Stew three pounds of gravy beef, with some white pepper, salt, and mace, a bundle of sweet-herbs, a few sweet almonds, onions, and carrots, till the gravy is of a good brown colour. Strain it off; let it stand till cold; and take off all the fat. Have some carrots, turnips, onions, potatoes, and celery, ready cut; boil all these together. Boil some greens by themselves, and add them to the pie when served up.
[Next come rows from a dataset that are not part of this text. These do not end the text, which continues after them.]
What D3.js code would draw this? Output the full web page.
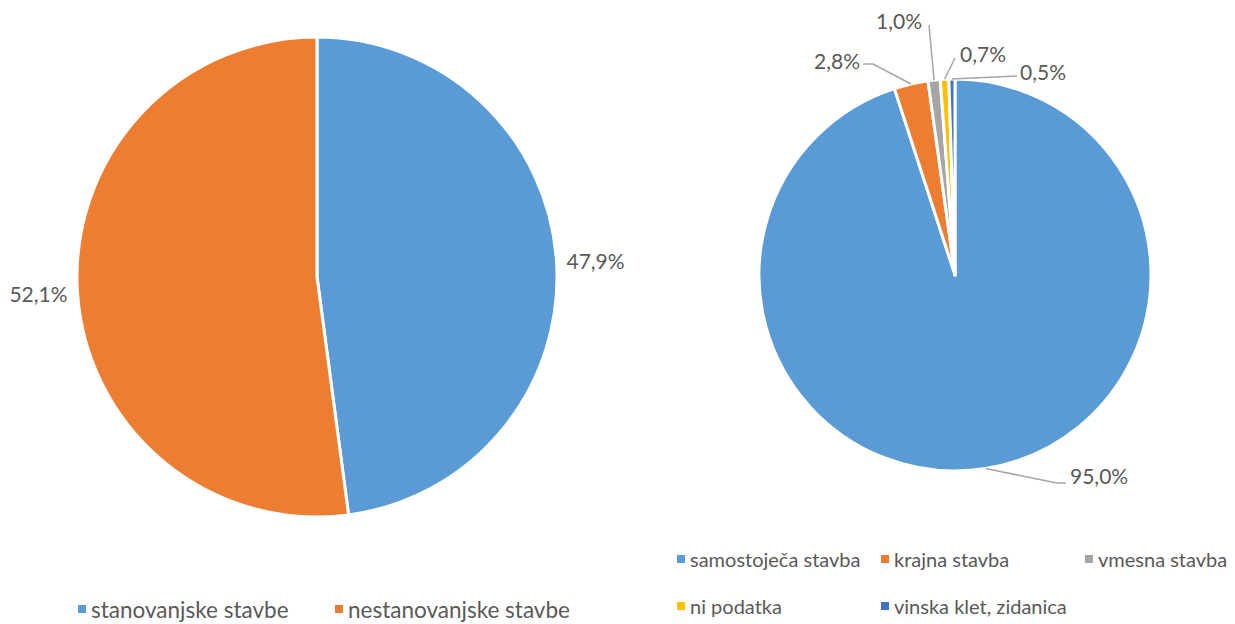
<!DOCTYPE html>
<html>
<head>
<meta charset="utf-8">
<script src="https://cdn.jsdelivr.net/npm/d3@7"></script>
<style>
  html, body { margin: 0; padding: 0; background: #fff; }
  svg text { font-family: Lato, "Open Sans", sans-serif; fill: #595959; }
</style>
</head>
<body>
<svg id="chart" width="1235" height="624"></svg>
<script>
// Building type shares (percent)
const leftCategories = ["stanovanjske stavbe", "nestanovanjske stavbe"];
const leftValues = [47.9, 52.1];
const leftColors = ["#5B9BD5", "#ED7D31"];

const rightCategories = ["samostoječa stavba", "krajna stavba", "vmesna stavba", "ni podatka", "vinska klet, zidanica"];
const rightValues = [95.0, 2.8, 1.0, 0.7, 0.5];
const rightColors = ["#5B9BD5", "#ED7D31", "#A5A5A5", "#FFC000", "#4472C4"];

// Label placement for the small right-hand slices (offsets from pie centre)
const rightLabelLayout = [
  { text: [115, 200], anchor: "start", path: [[102, 208], [111, 208]] },
  { text: [-95, -215], anchor: "end", path: [[-82, -211], [-92, -211]] },
  { text: [-33, -255], anchor: "end", path: [[-26, -250]] },
  { text: [5, -222], anchor: "start", path: [[0, -217]] },
  { text: [65, -204], anchor: "start", path: [[62, -199]] }
];

const fmt = v => d3.format(".1f")(v).replace(".", ",") + "%";

const svg = d3.select("#chart");

function drawPie(cx, cy, r, values, colors) {
  const pie = d3.pie().sort(null).value(d => d)(values);
  const arc = d3.arc().innerRadius(0).outerRadius(r);
  const g = svg.append("g").attr("transform", `translate(${cx},${cy})`);
  g.selectAll("path.slice")
    .data(pie)
    .join("path")
    .attr("class", "slice")
    .attr("d", arc)
    .attr("fill", (d, i) => colors[i])
    .attr("stroke", "#fff")
    .attr("stroke-width", 3)
    .attr("stroke-linejoin", "round");
  return { g, pie, arc };
}

// Left pie: residential vs non-residential
const L = drawPie(317, 277, 240, leftValues, leftColors);
L.g.selectAll("text.lbl")
  .data(L.pie)
  .join("text")
  .attr("class", "lbl")
  .each(function (d) {
    const a = (d.startAngle + d.endAngle) / 2;
    const rr = 250;
    d3.select(this)
      .attr("x", rr * Math.sin(a))
      .attr("y", -rr * Math.cos(a))
      .attr("text-anchor", Math.sin(a) >= 0 ? "start" : "end");
  })
  .attr("dominant-baseline", "central")
  .attr("font-size", 21)
  .text(d => fmt(d.data));

// Right pie: residential building types
const R = drawPie(955, 275, 196, rightValues, rightColors);
const leader = d3.line();
R.g.selectAll("path.leader")
  .data(R.pie)
  .join("path")
  .attr("class", "leader")
  .attr("d", (d, i) => {
    const a = (d.startAngle + d.endAngle) / 2;
    const start = [196 * Math.sin(a), -196 * Math.cos(a)];
    return leader([start, ...rightLabelLayout[i].path]);
  })
  .attr("fill", "none")
  .attr("stroke", "#A6A6A6")
  .attr("stroke-width", 1.5);
R.g.selectAll("text.lbl")
  .data(R.pie)
  .join("text")
  .attr("class", "lbl")
  .attr("x", (d, i) => rightLabelLayout[i].text[0])
  .attr("y", (d, i) => rightLabelLayout[i].text[1])
  .attr("text-anchor", (d, i) => rightLabelLayout[i].anchor)
  .attr("dominant-baseline", "central")
  .attr("font-size", 21)
  .text(d => fmt(d.data));

// Legends
function legend(items, colors, positions, fontSize) {
  const g = svg.append("g");
  const it = g.selectAll("g.item")
    .data(items)
    .join("g")
    .attr("class", "item")
    .attr("transform", (d, i) => `translate(${positions[i][0]},${positions[i][1]})`);
  it.append("rect")
    .attr("x", 0).attr("y", -4)
    .attr("width", 8).attr("height", 8)
    .attr("fill", (d, i) => colors[i]);
  it.append("text")
    .attr("x", 13)
    .attr("y", 0)
    .attr("dominant-baseline", "central")
    .attr("font-size", fontSize)
    .text(d => d);
}

legend(leftCategories, leftColors, [[78, 609], [335, 609]], 22.5);
legend(rightCategories, rightColors,
  [[677, 559], [881, 559], [1085, 559], [677, 606], [881, 606]], 20);
</script>
</body>
</html>
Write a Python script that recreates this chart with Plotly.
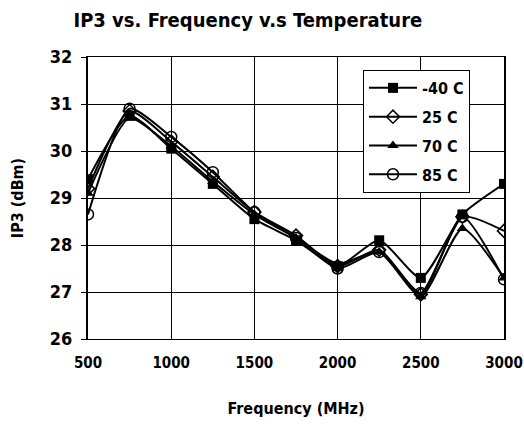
import plotly.graph_objects as go

freq = [500, 750, 1000, 1250, 1500, 1750, 2000, 2250, 2500, 2750, 3000]
ip3_m40 = [29.4, 30.75, 30.05, 29.3, 28.55, 28.1, 27.55, 28.1, 27.3, 28.65, 29.3]
ip3_25 = [29.2, 30.85, 30.2, 29.45, 28.7, 28.2, 27.55, 27.9, 26.95, 28.6, 28.3]
ip3_70 = [29.1, 30.7, 30.1, 29.35, 28.65, 28.15, 27.6, 27.85, 26.9, 28.35, 27.3]
ip3_85 = [28.65, 30.9, 30.3, 29.55, 28.7, 28.15, 27.5, 27.85, 26.98, 28.6, 27.27]

series = [
    ('-40 C', ip3_m40, dict(symbol='square', color='black', size=10)),
    ('25 C', ip3_25, dict(symbol='diamond-open', color='black', size=10, line=dict(width=1.5, color='black'))),
    ('70 C', ip3_70, dict(symbol='triangle-up', color='black', size=10)),
    ('85 C', ip3_85, dict(symbol='circle-open', color='black', size=11, line=dict(width=1.5, color='black'))),
]

FONT = 'DejaVu Sans Condensed, Liberation Sans Narrow, Arial Narrow, Liberation Sans'

fig = go.Figure()
for name, vals, marker in series:
    fig.add_trace(go.Scatter(
        x=freq, y=vals, name=name, mode='lines+markers', legendgroup=name,
        line=dict(color='black', width=2, shape='spline', smoothing=0.6),
        marker=marker,
    ))

fig.update_layout(
    width=524, height=424,
    template=None,
    paper_bgcolor='white', plot_bgcolor='white',
    font=dict(family=FONT, color='black', size=14, weight='bold'),
    title=dict(text='IP3 vs. Frequency v.s Temperature', x=0.473, xanchor='center',
               y=0.953, yanchor='middle', font=dict(size=20, weight='bold')),
    margin=dict(l=88, r=20, t=57, b=85),
    legend=dict(x=0.661, y=0.954, xanchor='left', yanchor='top',
                bgcolor='white', bordercolor='black', borderwidth=1,
                font=dict(size=16, weight='bold'), tracegroupgap=5, itemwidth=48),
    showlegend=True,
)
fig.update_xaxes(
    range=[500, 3000], dtick=500, tick0=500,
    showgrid=True, gridcolor='black', gridwidth=1,
    showline=True, linecolor='black', linewidth=1, mirror=True,
    ticks='', tickfont=dict(size=15, weight='bold'), ticklabelstandoff=10,
    ticklabeloverflow='allow',
    title=dict(text='Frequency (MHz)', font=dict(size=16, weight='bold'), standoff=31),
    zeroline=False,
)
fig.update_yaxes(
    range=[26, 32], dtick=1,
    showgrid=True, gridcolor='black', gridwidth=1,
    showline=True, linecolor='black', linewidth=2, mirror=True,
    ticks='outside', ticklen=5, tickcolor='black', tickfont=dict(size=18, weight='bold'),
    ticklabelstandoff=5,
    title=dict(text='IP3 (dBm)', font=dict(size=16, weight='bold'), standoff=22),
    zeroline=False,
)

# drop the default 8px page margin so the figure fills the window
fig.write_html('out.html', config={'displayModeBar': False},
               post_script="document.body.style.margin='0';")
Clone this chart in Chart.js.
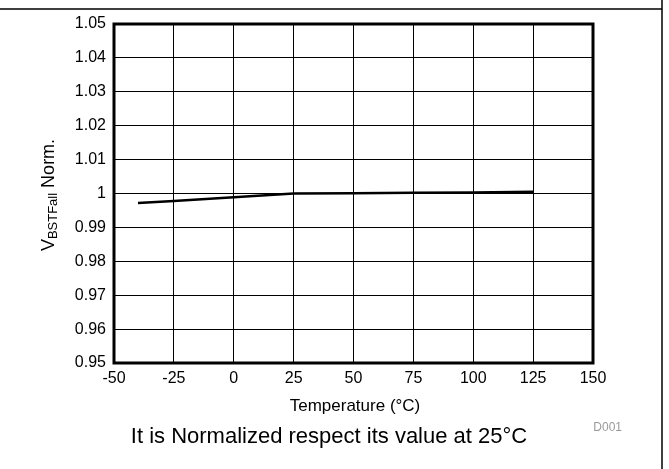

Let the crust be made a good standing one; the wall and bottom must be very thick. Take a turkey and bone it, a goose, a fowl, a partridge, and a pigeon, and season all well. Take half an ounce of cloves, the same of black pepper, and two table-spoonfuls of salt, and beat them well together; let the fowls be slit down the back, and bone them; put the pigeon into the partridge, the partridge into the fowl, the fowl into the goose, and the goose into the turkey. Season all well first, and lay them in the crust; joint a hare, and cut it into pieces; season it, and lay it close on one side; on the other side woodcocks, or any other sort of game; let them also be well seasoned and laid close. Put four or five pounds of butter into the pie; cover it with a very rich paste, put it in a very hot oven, and four hours will bake it.
A bushel of flour is about the quantity required for the paste.
Pare the pines, and cut them in slices of about the same thickness as you would apples for fritters. Take the weight of the fruit in the best sugar; sift it very fine, and put a layer of sugar, then a layer of pineapple; let it stand till the sugar is entirely dissolved. Then drain off the syrup, and lay the pine in the pot in which you intend to keep it; boil the syrup, adding a little more sugar and water to make it rich; pour it, but not too hot, upon the fruit. Repeat this in about ten days; look at it now and then, and, if the syrup ferments, boil it up again, skim it, and pour it warm upon the pine. The parings of the pineapple boil in the water you use for the syrup, and extract all the flavour from them.
Pare the pineapples; pick out the thistle part: take half its weight of treble-refined sugar; part the apple in halves; slice it thin; put it in a basin, with sifted sugar between; in twelve hours the sugar will be melted. Set it over a fire, and simmer the chips till clear. The less they boil the better. Next day, heat them; scrape off the syrup; lay them in glasses, and dry them on a moderate stove or oven.